IT CAN cost taxpayers more than $26,000 for a single person to be treated for alcohol abuse in Katherine, in just six months.
While Katherine has to send people addicted to alcohol to Katherine or Alice Springs for treatment, the Katherine six-bed Mandatory Alcohol and Rehabilitation Service Unit at the hospital spent $3.4m on assessments in the past three years.
The high cost of the former CLP government’s controversial Alcohol Mandatory Treatment Program was released by the NT Department of Health today.
Assessment and mandatory treatment services were initially established in Darwin, Nhulunbuy, Katherine, Tennant Creek, and Alice Springs.
The services in Nhulunbuy were discontinued in 2014, and the treatment service in Tennant Creek was discontinued in January 2016.
Assessment services remain in Tennant Creek and are delivered from the hospital, which is also the case in Katherine.
Darwin and Alice Springs have standalone assessment centres.
The Katherine Mandatory Alcohol and Rehabilitation Service Unit has a capacity of six beds (three male and three female).
The MARS unit in Katherine is located within Katherine Hospital, in a pre-existing ward that was made into a secure ward for the purpose of AMT.
Numbers being treated fluctuate but in one reporting period between January and July in 2015, Katherine treated 18 people.

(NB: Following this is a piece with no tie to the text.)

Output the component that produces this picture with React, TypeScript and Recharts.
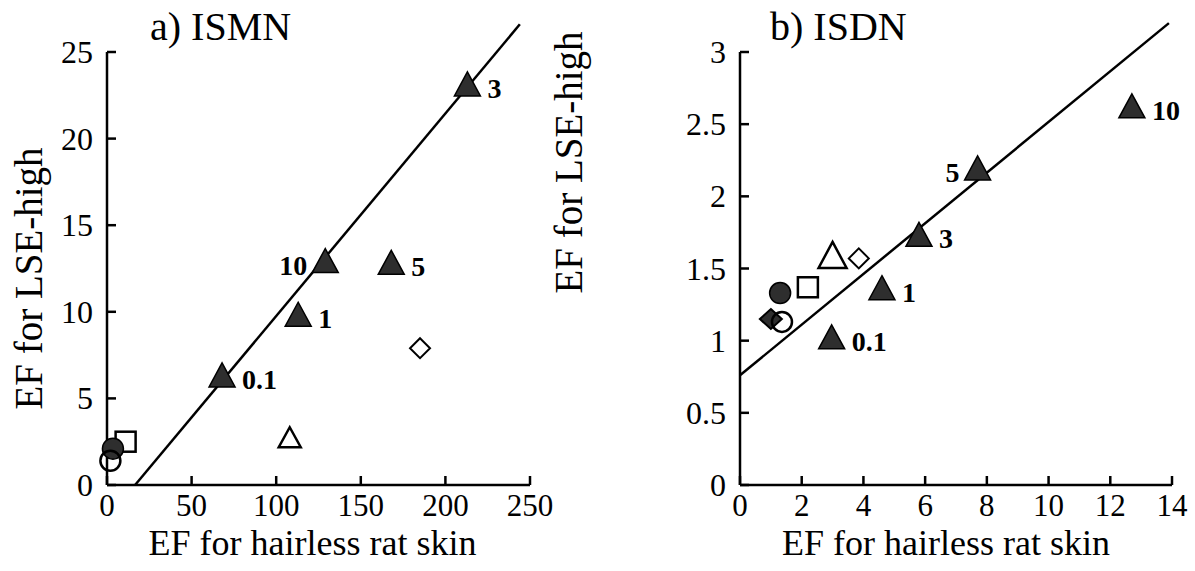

Katherine clients who receive mandatory residential treatment orders need to travel to either Darwin or Alice Springs. The Darwin service doesn’t take clients on the weekend, and consequently Katherine clients may stay in the MARS Unit over the weekend for transporting on the Monday.
Health Minister Natasha Fyles said the evaluation was commissioned by the former CLP government in 2015.

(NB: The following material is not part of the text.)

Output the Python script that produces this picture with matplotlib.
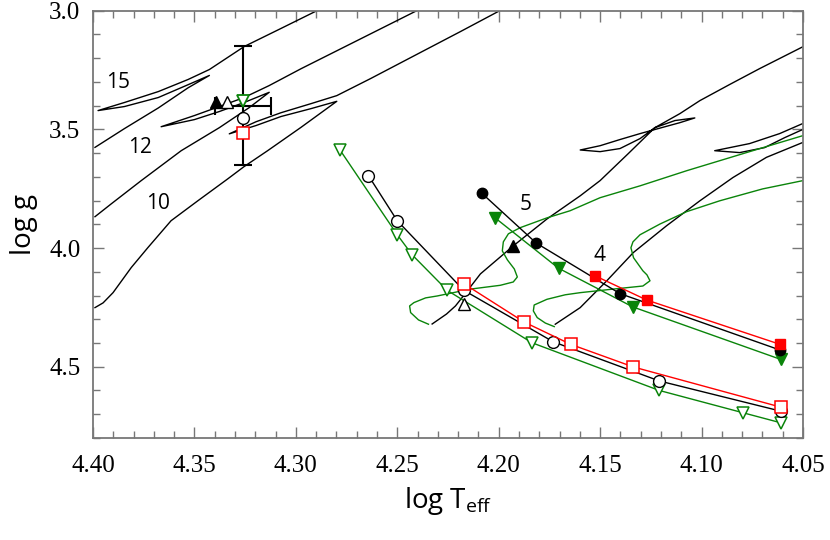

"The CLP scrapped the Banned Drinker Register and replaced it with a program that didn't work," Ms Fyles said.
"As promised at the election, we are bringing back an improved BDR on September 1."
The report shows the AMT that started in July 2013 was a costly program that delivered minimal long term gains for the relatively few people who participated.

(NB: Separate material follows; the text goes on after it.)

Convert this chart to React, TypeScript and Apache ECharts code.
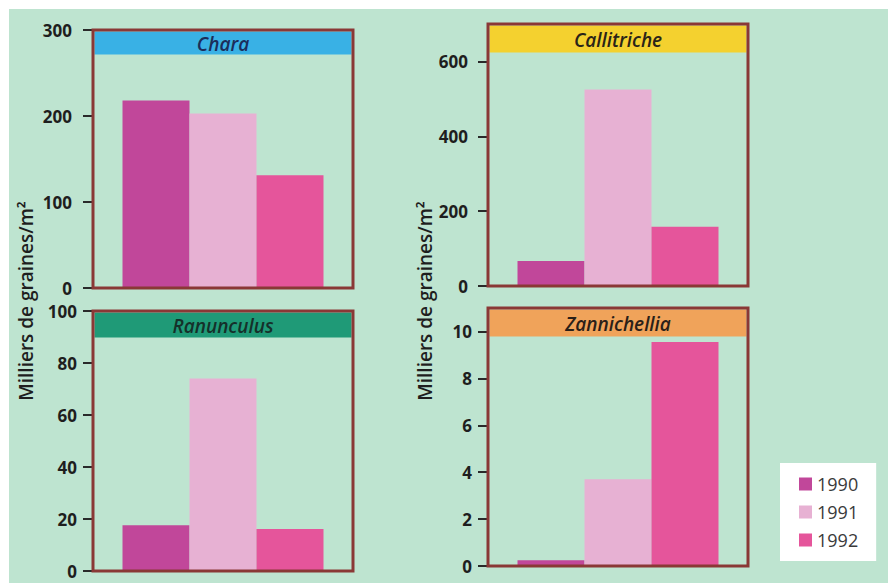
import React, { useEffect, useRef } from "react";
import * as echarts from "echarts";

// ---- data ----
const years = ["1990", "1991", "1992"];
const species = ["Chara", "Callitriche", "Ranunculus", "Zannichellia"];
const charaValues = [218, 203, 131];
const callitricheValues = [67, 525, 158];
const ranunculusValues = [17.6, 74, 16.2];
const zannichelliaValues = [0.25, 3.7, 9.55];
const charaTicks = [0, 100, 200, 300];
const callitricheTicks = [0, 200, 400, 600];
const ranunculusTicks = [0, 20, 40, 60, 80, 100];
const zannichelliaTicks = [0, 2, 4, 6, 8, 10];
const axisMax = [300, 700, 100, 11];
const axisTitle = "Milliers de graines/m²";

const seriesValues = [charaValues, callitricheValues, ranunculusValues, zannichelliaValues];
const tickValues = [charaTicks, callitricheTicks, ranunculusTicks, zannichelliaTicks];

// ---- styles / layout ----
const yearColors = ["#c1479a", "#e7b1d3", "#e5559b"];
const bandColors = ["#39b1e5", "#f4d12f", "#1f9a77", "#f0a35a"];
const titleColors = ["#1c2d5a", "#2a2418", "#15302a", "#2a2018"];
const layout = [
  { left: 93, top: 30, width: 260, height: 258, bandH: 23, margin: 21 },
  { left: 488, top: 24, width: 260, height: 262, bandH: 27, margin: 20 },
  { left: 93, top: 311, width: 260, height: 260, bandH: 25, margin: 16 },
  { left: 488, top: 308, width: 260, height: 258, bandH: 27, margin: 16 },
];
const MINT = "#bee4d0";
const FRAME = "#8a3836";
const FONT = "'Open Sans', 'DejaVu Sans', sans-serif";

export default function App() {
  const ref = useRef<HTMLDivElement>(null);
  useEffect(() => {
    document.body.style.margin = "0";
    if (!ref.current) return;
    const chart = echarts.init(ref.current, undefined, { renderer: "svg" });

    const grids = layout.map((l) => ({
      left: l.left,
      top: l.top,
      width: l.width,
      height: l.height,
      show: true,
      z: 10,
      backgroundColor: "transparent",
      borderColor: FRAME,
      borderWidth: 3,
      containLabel: false,
      outerBoundsMode: "none",
    }));

    const xAxes = layout.map((_, i) => ({
      type: "category",
      gridIndex: i,
      data: [species[i]],
      show: false,
    }));

    const yAxes = layout.map((l, i) => ({
      type: "value",
      gridIndex: i,
      min: 0,
      max: axisMax[i],
      axisLine: { show: false },
      splitLine: { show: false },
      axisTick: {
        show: true,
        length: 10,
        inside: false,
        customValues: tickValues[i],
        lineStyle: { color: "#2a2a2a", width: 2 },
      },
      axisLabel: {
        customValues: tickValues[i],
        margin: l.margin,
        color: "#1e1e1e",
        fontSize: 17,
        fontWeight: "bold",
        fontFamily: FONT,
      },
    }));

    const series: any[] = [];
    layout.forEach((_, i) => {
      years.forEach((y, j) => {
        series.push({
          type: "bar",
          name: y,
          xAxisIndex: i,
          yAxisIndex: i,
          data: [seriesValues[i][j]],
          barWidth: 67,
          barGap: "0%",
          itemStyle: { color: yearColors[j] },
          emphasis: { disabled: true },
        });
      });
    });

    const graphics: any[] = [
      {
        type: "rect",
        z: -10,
        shape: { x: 9, y: 9, width: 888, height: 583 },
        style: { fill: MINT },
      },
    ];
    layout.forEach((l, i) => {
      graphics.push({
        type: "rect",
        z: 5,
        shape: { x: l.left + 1.5, y: l.top + 1.5, width: l.width - 3, height: l.bandH },
        style: { fill: bandColors[i] },
      });
      graphics.push({
        type: "text",
        z: 6,
        x: l.left + l.width / 2,
        y: l.top + 2 + l.bandH / 2,
        style: {
          text: species[i],
          fill: titleColors[i],
          fontSize: 19,
          fontStyle: "italic",
          fontWeight: 600,
          fontFamily: FONT,
          textAlign: "center",
          textVerticalAlign: "middle",
        },
      });
    });
    [26, 425].forEach((x) => {
      graphics.push({
        type: "text",
        z: 6,
        x,
        y: 301,
        rotation: Math.PI / 2,
        style: {
          text: axisTitle,
          fill: "#1e1e1e",
          fontSize: 19,
          fontWeight: 600,
          fontFamily: FONT,
          textAlign: "center",
          textVerticalAlign: "middle",
        },
      });
    });

    chart.setOption({
      animation: false,
      backgroundColor: "#ffffff",
      grid: grids,
      xAxis: xAxes,
      yAxis: yAxes,
      series,
      graphic: { elements: graphics },
      legend: {
        data: years,
        orient: "vertical",
        left: 780,
        top: 463,
        backgroundColor: "#ffffff",
        padding: [12, 18, 12, 19],
        itemWidth: 13,
        itemHeight: 13,
        itemGap: 10,
        icon: "rect",
        selectedMode: false,
        itemStyle: { borderWidth: 0 },
        textStyle: { fontSize: 18, color: "#3a3a3a", fontFamily: FONT },
      },
      tooltip: { show: false },
    });
    return () => chart.dispose();
  }, []);

  return <div ref={ref} style={{ width: 888, height: 583 }} />;
}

The former CLP Government tried to reduce alcohol-related harm by directing problem drinkers to mandatory treatment options.
“We’ve listened to concerns from experts and community that rehabilitation has to be offered on a voluntary basis.
“In line with our election promise we are transitioning from the AMT to the Banned Drinker Register.
“Problem drinkers will be banned from buying takeaway alcohol and diverted to a range of therapeutic and wrap-around services.
“We welcome the release of this Independent evaluation carried out by PricewaterhouseCoopers Indigenous Consulting (PIC) and Menzies School of Health Research over a 12 month period.
“All 28 recommendations have been broadly accepted by Department.”
The Northern Territory (NT) has for many years had the highest rates of alcohol related problems in Australia with alcohol consumption rates per capita in excess of the national level since the 1980s, and Territorians reported to be consuming alcohol at 1.5 times the national average.
This is the case for both Indigenous and non-Indigenous groups (1.7 times and 1.5 times the national average respectively)7.
The per capita alcohol consumption of the NT is reported to be the second highest in the world, estimated at 15.1 litres of pure alcohol per year per capita, with Aboriginal and Torres Strait Islanders consuming approximately 16.9 litres.